Lack of maintenance had given rise to "safety issues".
She estimated fewer than 200 students had attended classes at the campus in 2013.
Figures provided by NSW Education Minister Adrian Piccoli's office late last year showed enrolments at the Dapto campus fell from 658 in 2010 to 348 in 2012, but the government and TAFE Illawarra have repeatedly refused to provide enrolment numbers for 2013.
The Teachers Federation campaign, which will travel to Bega, Moruya and Cooma, aims to stop the state government's Smart and Skilled reforms.
From January 2015 the changes will place TAFE institutes in competition with private colleges.
Funding cuts in the lead-up have been blamed for an estimated 100 redundancies state-wide.
Greens NSW MP John Kaye told Monday's forum the full extent of the job losses was unknown.
Monday's forum heard:
- Forty permanent teachers and staff have been made redundant from Illawarra TAFE in the past 12 months.
- An internal review of Illawarra TAFE's general education, information technology and business studies courses is under way, raising the possibility of more job cuts.
- Fashion courses will be cut at West Wollongong TAFE next year.
- Illawarra TAFE students in electrical trades, fitting and machining, metal fabrication and welding have had their classes cut from 36 weeks to 30 weeks a year.
NSW Teachers Federation president Maurie Mulheron warned the reforms would result in "an unregulated market [populated by] people with minimal or no qualifications teaching".
"We see huge corporations in the wings, waiting to pick the eyes out of [vocational education and training] provision next year," he said.

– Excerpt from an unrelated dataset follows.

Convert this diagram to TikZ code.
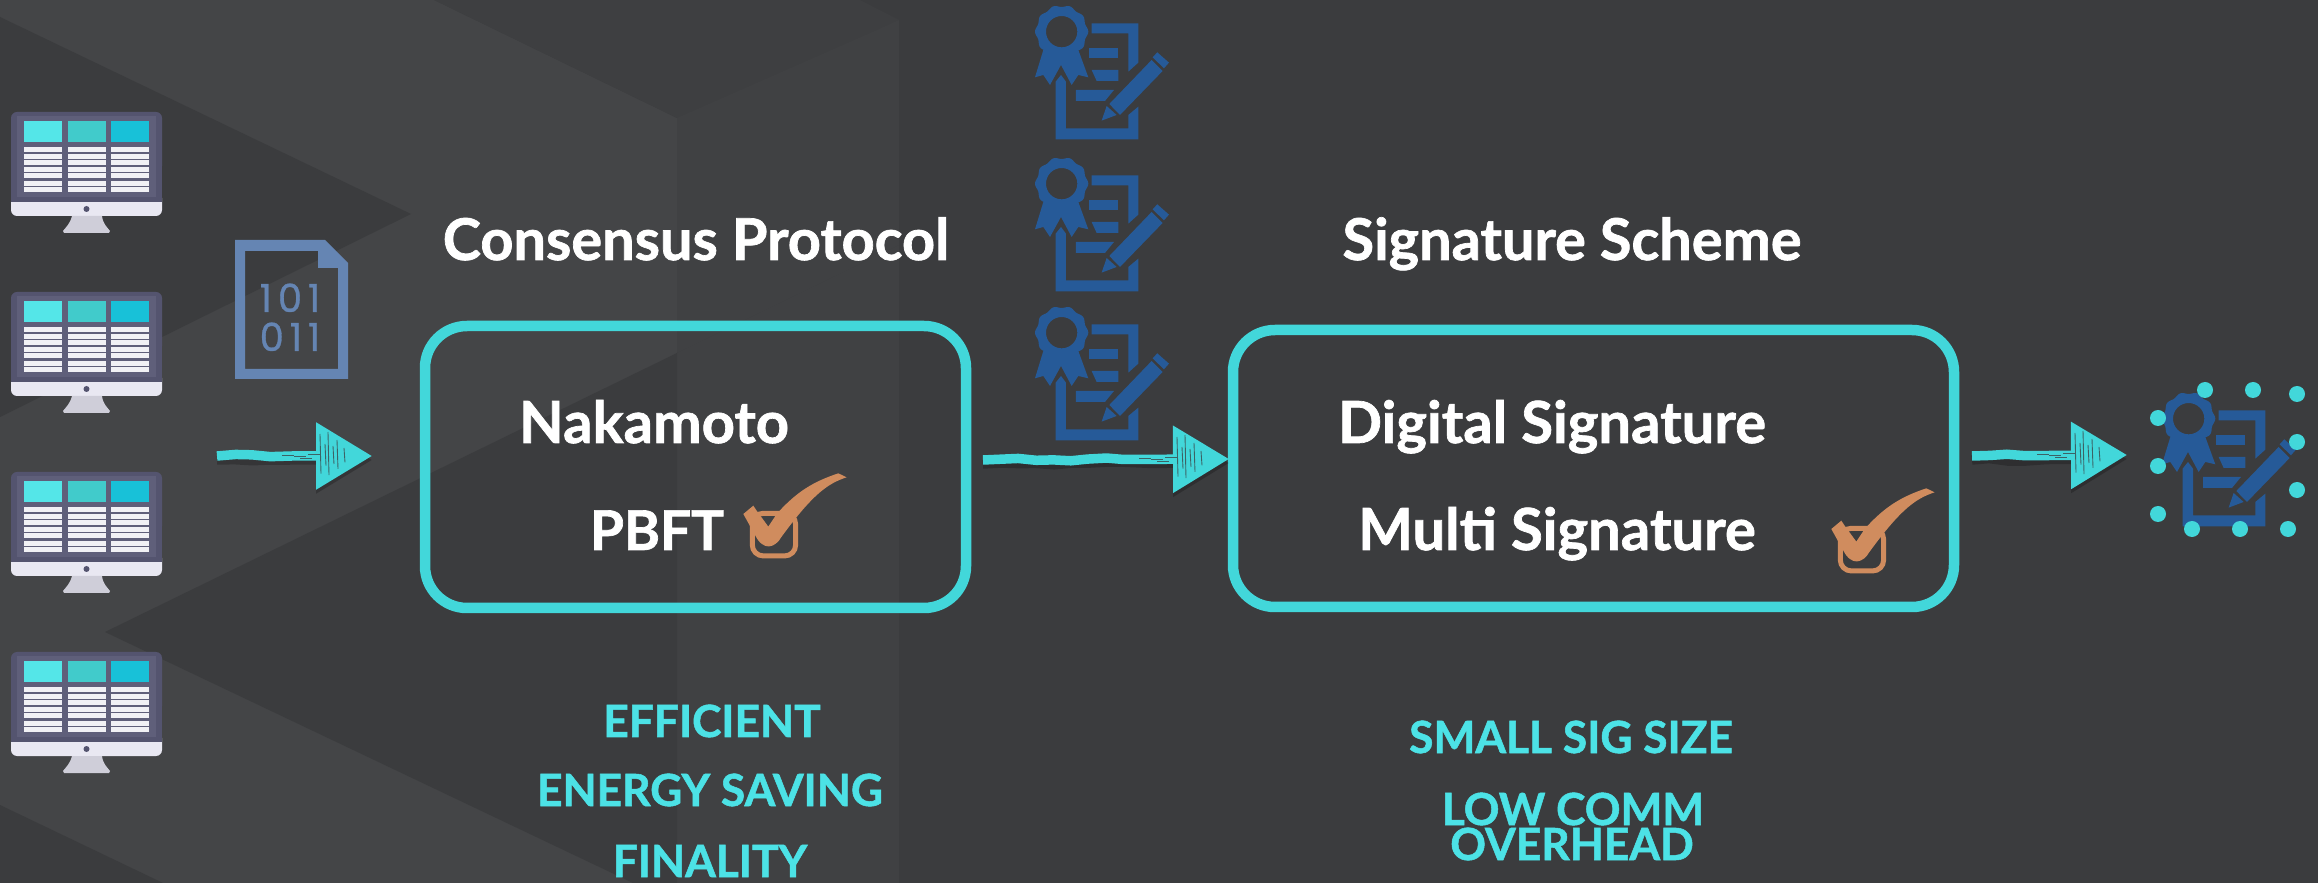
\documentclass[tikz,border=0pt]{standalone}
\usepackage{fontspec}
\setmainfont{Lato}[BoldFeatures={FakeBold=1.2}]
\newfontfamily\bitsfont{Poppins}[LetterSpace=15,FakeBold=.8]
\usetikzlibrary{arrows.meta,decorations.pathmorphing}

\definecolor{bgdark}{HTML}{3B3C3E}
\definecolor{bgmid}{HTML}{404143}
\definecolor{bgband}{HTML}{3E3F41}
\definecolor{bglight}{HTML}{444547}
\definecolor{tealline}{HTML}{42D7DA}
\definecolor{tealtext}{HTML}{4CE2E6}
\definecolor{certblue}{HTML}{265A98}
\definecolor{fileblue}{HTML}{6585B3}
\definecolor{tickorange}{HTML}{D08C5E}
\definecolor{monbezel}{HTML}{54546F}
\definecolor{monpanel}{HTML}{5F5F7A}
\definecolor{monchin}{HTML}{E9E8F2}
\definecolor{monstand}{HTML}{CFCED9}
\definecolor{monrow}{HTML}{F1F1F5}
\definecolor{monone}{HTML}{54E6E8}
\definecolor{montwo}{HTML}{41CBCB}
\definecolor{monthree}{HTML}{18C1D8}

\tikzset{
  boxstyle/.style={draw=tealline, line width=1.05mm, rounded corners=4.2mm, inner sep=0pt},
  headtext/.style={text=white, anchor=base, inner sep=0pt, font=\fontsize{16.4}{18}\selectfont\bfseries},
  itemtext/.style={text=white, anchor=base, inner sep=0pt, font=\fontsize{16.5}{18}\selectfont\bfseries},
  gaintext/.style={text=tealtext, anchor=base, inner sep=0pt, font=\fontsize{12.6}{14}\selectfont\bfseries},
  bittext/.style={text=fileblue, anchor=base, inner sep=0pt, font=\fontsize{11}{13}\selectfont\bitsfont},
  brushtip/.style={-{Triangle[length=5.6mm,width=6.5mm]}, line width=.95mm, decorate, decoration={random steps, segment length=5pt, amplitude=.45pt, post length=8mm}},
  brusharrow/.style={brushtip, tealline},
  brushshadow/.style={brushtip, black, opacity=.22},
  scratch/.style={bgdark, line width=.25pt, opacity=.75}
}

\newcommand{\certicon}[2]{
  \begin{scope}[shift={(#1,#2)}, x=0.03333mm, y=-0.03333mm]
    \fill[certblue, even odd rule] plot[domain=0:360, samples=90, smooth] ({185+(77+3*cos(10*\x))*cos(\x)},{95+(77+3*cos(10*\x))*sin(\x)}) -- cycle (185,95) circle[radius=47];
    \fill[certblue] (130,150) -- (105,232) -- (130,225) -- (150,255) -- (183,195) -- (215,255) -- (235,225) -- (265,232) -- (235,150) -- cycle;
    \fill[certblue] (275,70) -- (415,70) -- (415,188) -- (385,215) -- (385,100) -- (275,100) -- cycle;
    \fill[certblue] (183,225) -- (198,245) -- (198,385) -- (385,385) -- (385,345) -- (415,320) -- (415,418) -- (167,418) -- (167,245) -- cycle;
    \fill[certblue] (268,143) rectangle (355,175);
    \fill[certblue] (275,210) -- (355,210) -- (355,243) -- (290,243) -- cycle;
    \fill[certblue] (228,270) -- (342,270) -- (315,303) -- (228,303) -- cycle;
    \fill[certblue] (455,180) -- (488,213) -- (360,345) -- (328,312) -- cycle;
    \fill[certblue] (458,172) -- (472,157) -- (507,188) -- (492,205) -- cycle;
    \fill[certblue] (320,318) -- (350,345) -- (305,362) -- cycle;
  \end{scope}
}

\newcommand{\tickmark}[2]{
  \begin{scope}[shift={(#1,#2)}, x=0.03333mm, y=-0.03333mm]
    \draw[tickorange, line width=.5mm, rounded corners=1.1mm] (157,220) rectangle (287,348);
    \fill[tickorange] (130,222) -- (160,197) -- (170,212) -- (205,260) -- (230,222) .. controls (290,155) and (340,125) .. (415,100) -- (440,112) .. controls (385,130) and (340,160) .. (245,290) .. controls (225,325) and (190,335) .. (165,285) -- cycle;
  \end{scope}
}

\begin{document}
\begin{tikzpicture}[x=0.1mm, y=-0.1mm]

  \useasboundingbox (0,0) rectangle (2318,883);

  \fill[bgdark] (0,0) rectangle (2318,883);
  \fill[bglight] (0,0) -- (434,0) -- (677,118) -- (677,883) -- (0,883) -- cycle;
  \fill[bgband] (434,0) -- (860,0) -- (899,20) -- (899,883) -- (677,883) -- (677,118) -- cycle;
  \fill[bgmid] (677,118) -- (877,30) -- (899,20) -- (899,245) -- (677,353) -- cycle;
  \fill[bgmid] (677,353) -- (899,245) -- (899,883) -- (677,883) -- cycle;
  \fill[bgdark] (0,17) -- (411,214) -- (0,417) -- cycle;
  \fill[bgdark] (105,632) -- (677,353) -- (677,883) -- (633,883) -- cycle;
  \fill[bgdark] (0,805) -- (163,883) -- (0,883) -- cycle;

  \foreach \mony in {112,292,472,652}{
    \begin{scope}[shift={(0,\mony)}]
      \fill[monchin, rounded corners=.6mm] (11,80) rectangle (162,104);
      \fill[monbezel, rounded corners=.6mm] (11,0) rectangle (162,60);
      \fill[monbezel] (11,20) rectangle (162,90);
      \fill[monpanel] (17,4) rectangle (156,85);
      \fill[monstand] (72,104) .. controls (70,112) and (66,115) .. (63,119) -- (64,121) -- (109,121) -- (110,119) .. controls (107,115) and (103,112) .. (102,104) -- cycle;
      \fill[monbezel] (86.5,97) circle[radius=3];
      \fill[monone] (24,9) rectangle (62,30);
      \fill[montwo] (68,9) rectangle (106,30);
      \fill[monthree] (111,9) rectangle (149,30);
      \foreach \rowy in {35,41.7,47.7,55,61.3,69,75}{
        \fill[monrow] (24,\rowy) rectangle (62,\rowy+5);
        \fill[monrow] (68,\rowy) rectangle (106,\rowy+5);
        \fill[monrow] (111,\rowy) rectangle (149,\rowy+5);
      }
    \end{scope}
  }

  \fill[fileblue, even odd rule] (235,240) -- (325,240) -- (348,263) -- (348,379) -- (235,379) -- cycle
    (245,251) -- (318,251) -- (318,268) -- (338,268) -- (338,369) -- (245,369) -- cycle;
  \node (bitsone) [bittext] at (290,312) {101};
  \node (bitstwo) [bittext] at (290,351) {011};

  \certicon{1000}{0}
  \certicon{1000}{152}
  \certicon{1000}{301}
  \certicon{2127}{387}

  \foreach \dotx/\doty in {2205/390,2253/390,2297/394,2158/418,2297/442,2158/466,2297/490,2158/514,2192/529,2240/529,2288/529}{
    \fill[tealline] (\dotx,\doty) circle[radius=8];
  }

  \node (consbox) [boxstyle, minimum width=54.1mm, minimum height=28.2mm] at (695.5,467) {};
  \node (sigbox) [boxstyle, minimum width=72.1mm, minimum height=27.7mm] at (1593.5,468.5) {};

  \node (conshead) [headtext] at (696,260) {Consensus Protocol};
  \node (sighead) [headtext] at (1572,260) {Signature Scheme};
  \node (nakamoto) [itemtext] at (654,443) {Nakamoto};
  \node (pbft) [itemtext, font=\fontsize{15.6}{18}\selectfont\bfseries] at (657,550) {PBFT};
  \node (digsig) [itemtext] at (1552,443) {Digital Signature};
  \node (multisig) [itemtext] at (1557,550) {Multi Signature};

  \tickmark{700}{440}
  \tickmark{1788}{455}

  \node (efficient) [gaintext] at (712,737) {EFFICIENT};
  \node (energy) [gaintext] at (710,806) {ENERGY SAVING};
  \node (finality) [gaintext] at (710,877) {FINALITY};
  \node (smallsig) [gaintext] at (1571,753) {SMALL SIG SIZE};
  \node (lowcomm) [gaintext] at (1573,825) {LOW COMM};
  \node (overhead) [gaintext] at (1572,860) {OVERHEAD};

  \coordinate (inputstart) at (217,456);
  \coordinate (inputend) at (372,456);
  \coordinate (votestart) at (983,460);
  \coordinate (voteend) at (1229,459);
  \coordinate (aggstart) at (1972,456);
  \coordinate (aggend) at (2127,455);

  \pgfmathsetseed{7}
  \foreach \arrstart/\arrend in {inputstart/inputend,votestart/voteend,aggstart/aggend}{
    \draw[brushshadow] ([yshift=-.4mm]\arrstart) -- ([yshift=-.4mm]\arrend);
    \draw[brusharrow] (\arrstart) -- (\arrend);
  }

  \foreach \tipx/\tipy in {372/456,1229/459,2127/455}{
    \foreach \scrx/\scrlen in {-52/22,-47/12,-44/24,-39/10,-35/16,-28/8}{
      \draw[scratch] (\tipx+\scrx,\tipy-\scrlen) -- (\tipx+\scrx+1,\tipy+\scrlen*.8);
    }
    \foreach \scrx/\scrd in {-90/-1,-72/2,-64/-2,-78/0}{
      \draw[scratch] (\tipx+\scrx,\tipy+\scrd) -- (\tipx+\scrx+12,\tipy+\scrd);
    }
  }

\end{tikzpicture}
\end{document}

A TAFE Illawarra spokeswoman would not respond to concerns about the closure of Dapto campus, only saying that parts of the corporate services centre - finance, human resources, assets and properties and information technology and communications units - had reduced in the past three years "as a result of the introduction of new business systems and streamlining of business processes".